* **Set task**
Locate each line containing the string "chart" and copy it out.

* **Material**

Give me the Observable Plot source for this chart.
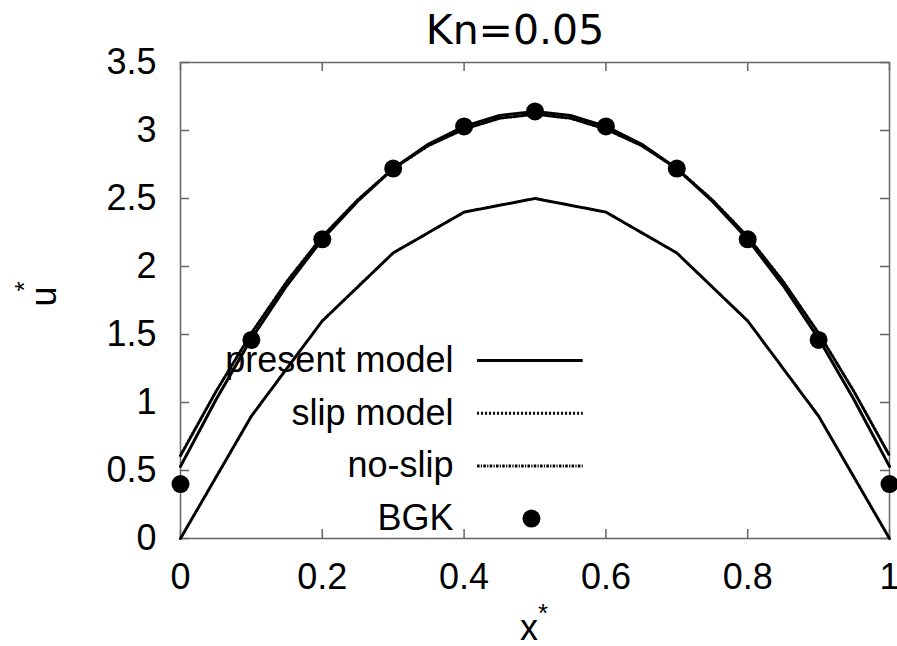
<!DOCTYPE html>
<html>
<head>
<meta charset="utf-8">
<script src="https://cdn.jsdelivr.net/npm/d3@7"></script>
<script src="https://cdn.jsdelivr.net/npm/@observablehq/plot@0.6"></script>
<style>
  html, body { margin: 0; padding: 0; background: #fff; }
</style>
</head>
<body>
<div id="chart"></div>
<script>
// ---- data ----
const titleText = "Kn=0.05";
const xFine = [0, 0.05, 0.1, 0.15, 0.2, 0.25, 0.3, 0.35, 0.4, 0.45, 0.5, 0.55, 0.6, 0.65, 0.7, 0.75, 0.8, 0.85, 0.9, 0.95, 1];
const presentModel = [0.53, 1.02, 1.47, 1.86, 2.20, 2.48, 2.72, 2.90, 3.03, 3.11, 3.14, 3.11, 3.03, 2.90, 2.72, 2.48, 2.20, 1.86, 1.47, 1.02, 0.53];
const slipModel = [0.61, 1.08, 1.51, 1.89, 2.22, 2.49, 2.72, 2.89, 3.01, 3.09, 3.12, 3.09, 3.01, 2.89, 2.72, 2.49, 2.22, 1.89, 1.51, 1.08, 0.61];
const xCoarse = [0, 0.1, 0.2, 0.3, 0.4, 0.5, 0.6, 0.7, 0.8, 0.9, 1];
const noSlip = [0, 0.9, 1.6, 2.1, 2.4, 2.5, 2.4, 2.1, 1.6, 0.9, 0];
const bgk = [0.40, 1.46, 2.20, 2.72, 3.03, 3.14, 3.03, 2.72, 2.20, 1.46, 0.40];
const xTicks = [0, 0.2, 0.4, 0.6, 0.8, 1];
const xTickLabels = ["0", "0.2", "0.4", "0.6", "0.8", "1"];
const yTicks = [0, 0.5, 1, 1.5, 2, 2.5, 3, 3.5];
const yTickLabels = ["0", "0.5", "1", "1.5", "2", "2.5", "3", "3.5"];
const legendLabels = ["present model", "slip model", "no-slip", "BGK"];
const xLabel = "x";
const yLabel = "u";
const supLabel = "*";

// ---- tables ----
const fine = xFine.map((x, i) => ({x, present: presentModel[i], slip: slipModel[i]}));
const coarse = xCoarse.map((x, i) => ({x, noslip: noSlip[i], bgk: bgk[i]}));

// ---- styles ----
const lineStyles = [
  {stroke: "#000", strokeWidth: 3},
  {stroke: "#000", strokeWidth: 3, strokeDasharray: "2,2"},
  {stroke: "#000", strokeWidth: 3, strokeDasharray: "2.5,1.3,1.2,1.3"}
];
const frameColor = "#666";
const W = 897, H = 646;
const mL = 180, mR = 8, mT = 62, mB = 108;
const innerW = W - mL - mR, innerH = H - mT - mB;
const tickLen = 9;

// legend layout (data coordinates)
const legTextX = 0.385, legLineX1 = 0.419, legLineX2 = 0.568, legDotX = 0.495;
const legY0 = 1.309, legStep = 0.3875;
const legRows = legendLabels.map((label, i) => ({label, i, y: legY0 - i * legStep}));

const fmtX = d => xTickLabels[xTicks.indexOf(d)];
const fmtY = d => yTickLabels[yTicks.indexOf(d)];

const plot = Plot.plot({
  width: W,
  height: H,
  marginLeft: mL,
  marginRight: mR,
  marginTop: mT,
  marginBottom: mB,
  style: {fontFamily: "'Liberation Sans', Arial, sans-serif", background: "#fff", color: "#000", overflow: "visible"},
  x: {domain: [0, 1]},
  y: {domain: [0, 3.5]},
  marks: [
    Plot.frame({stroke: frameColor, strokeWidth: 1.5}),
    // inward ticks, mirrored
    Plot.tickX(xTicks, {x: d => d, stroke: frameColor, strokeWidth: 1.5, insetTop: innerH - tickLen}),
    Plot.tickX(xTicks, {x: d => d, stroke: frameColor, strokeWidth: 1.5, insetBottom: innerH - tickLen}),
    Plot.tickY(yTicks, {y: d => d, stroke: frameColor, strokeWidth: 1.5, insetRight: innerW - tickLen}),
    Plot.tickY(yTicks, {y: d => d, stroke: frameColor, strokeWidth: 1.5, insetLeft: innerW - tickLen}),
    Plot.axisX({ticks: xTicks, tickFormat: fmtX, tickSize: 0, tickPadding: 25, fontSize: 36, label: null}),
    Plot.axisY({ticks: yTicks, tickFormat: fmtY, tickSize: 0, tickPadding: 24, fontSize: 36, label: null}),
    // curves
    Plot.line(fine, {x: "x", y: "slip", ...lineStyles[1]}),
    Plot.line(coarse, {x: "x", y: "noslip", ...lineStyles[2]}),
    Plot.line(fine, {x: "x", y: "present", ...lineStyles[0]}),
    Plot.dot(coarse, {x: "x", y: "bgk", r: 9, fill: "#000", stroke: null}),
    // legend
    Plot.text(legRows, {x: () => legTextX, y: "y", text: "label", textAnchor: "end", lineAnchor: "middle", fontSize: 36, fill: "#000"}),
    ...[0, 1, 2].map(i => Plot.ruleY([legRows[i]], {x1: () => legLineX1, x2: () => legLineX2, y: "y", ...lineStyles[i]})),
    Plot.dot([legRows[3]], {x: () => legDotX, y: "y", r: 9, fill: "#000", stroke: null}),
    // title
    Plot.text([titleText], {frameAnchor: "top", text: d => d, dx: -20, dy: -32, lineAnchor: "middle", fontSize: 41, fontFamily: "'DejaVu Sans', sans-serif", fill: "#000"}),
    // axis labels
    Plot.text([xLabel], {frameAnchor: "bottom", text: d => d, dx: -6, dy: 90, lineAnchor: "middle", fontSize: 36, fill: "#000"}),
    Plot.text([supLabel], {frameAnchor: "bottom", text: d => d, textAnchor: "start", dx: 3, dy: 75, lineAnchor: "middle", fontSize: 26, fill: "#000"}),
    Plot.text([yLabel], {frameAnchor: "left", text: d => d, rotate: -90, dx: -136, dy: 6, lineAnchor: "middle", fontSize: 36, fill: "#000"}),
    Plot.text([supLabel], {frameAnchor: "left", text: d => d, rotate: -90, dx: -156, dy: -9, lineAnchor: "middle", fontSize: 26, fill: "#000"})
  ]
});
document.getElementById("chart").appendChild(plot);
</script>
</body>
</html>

* **Exercise answer**
Give me the Observable Plot source for this chart.
<div id="chart"></div>
document.getElementById("chart").appendChild(plot);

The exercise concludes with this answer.